Boris Lurie was the avant-garde incarnate. NO!art, the movement he founded with Sam Goodman and Stanley Fisher in 1959, was a reaction against what they viewed as the debased avant-garde of Abstract Expressionism and its social and political dis-engagement, a resistance that would become all the more strident with the rise of Pop Art. NO!art insisted that art again address the real world; it called for an art dealing with difficult truths, such as imperialism, racism, sexism, and nuclear proliferation, and leading to social action.
Lurie’s highly controversial work, sometimes combining imagery deriving from the Holocaust with samplings from popular culture, advertising, and girlie magazines, alienated critics and curators and was ignored by the art establishment. Lurie deplored what he called the “investment art market,” and he resisted its blandishments at every turn, rarely showing his art after the seventies and almost never offering it for sale.
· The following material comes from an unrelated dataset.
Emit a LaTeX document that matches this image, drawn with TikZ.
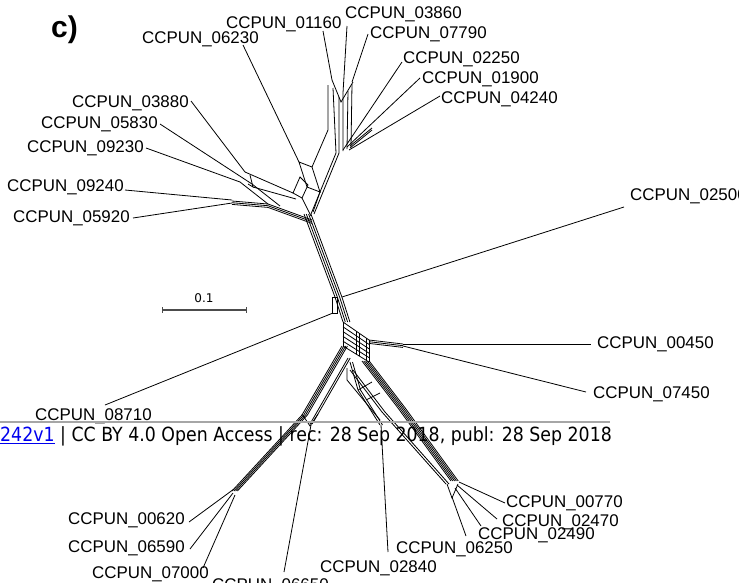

During the period 1959–1964, NO!art became an important impetus for artists who would later become famous, such as Allan Kaprow (1927–2006), Yayoi Kusama (1929), Jean-Jacques Lebel (1936), Michelle Stuart (1933), Erró (1932), Wolf Vostell (1932–1998), and others. One of the initiators and founders of the movement is a former resident of Riga, Boris Lurie, who, together with Sam Goodman (1919–1967) and Stanley Fisher (1926–1980), held politically and socially intense exhibitions in their March gallery in New York. In 1963, when Boris Lurie meets an art collector and gallerist Gertrude Stein, she founds her gallery and continues working with NO!art artists for a while. Even the names of exhibitions are like the manifestos that “shout for everyone to hear” and demand to be involved: Vulgar Show, Involvement Show, Doom Show, NO! Show, NO! Sculpture (Shit) Show.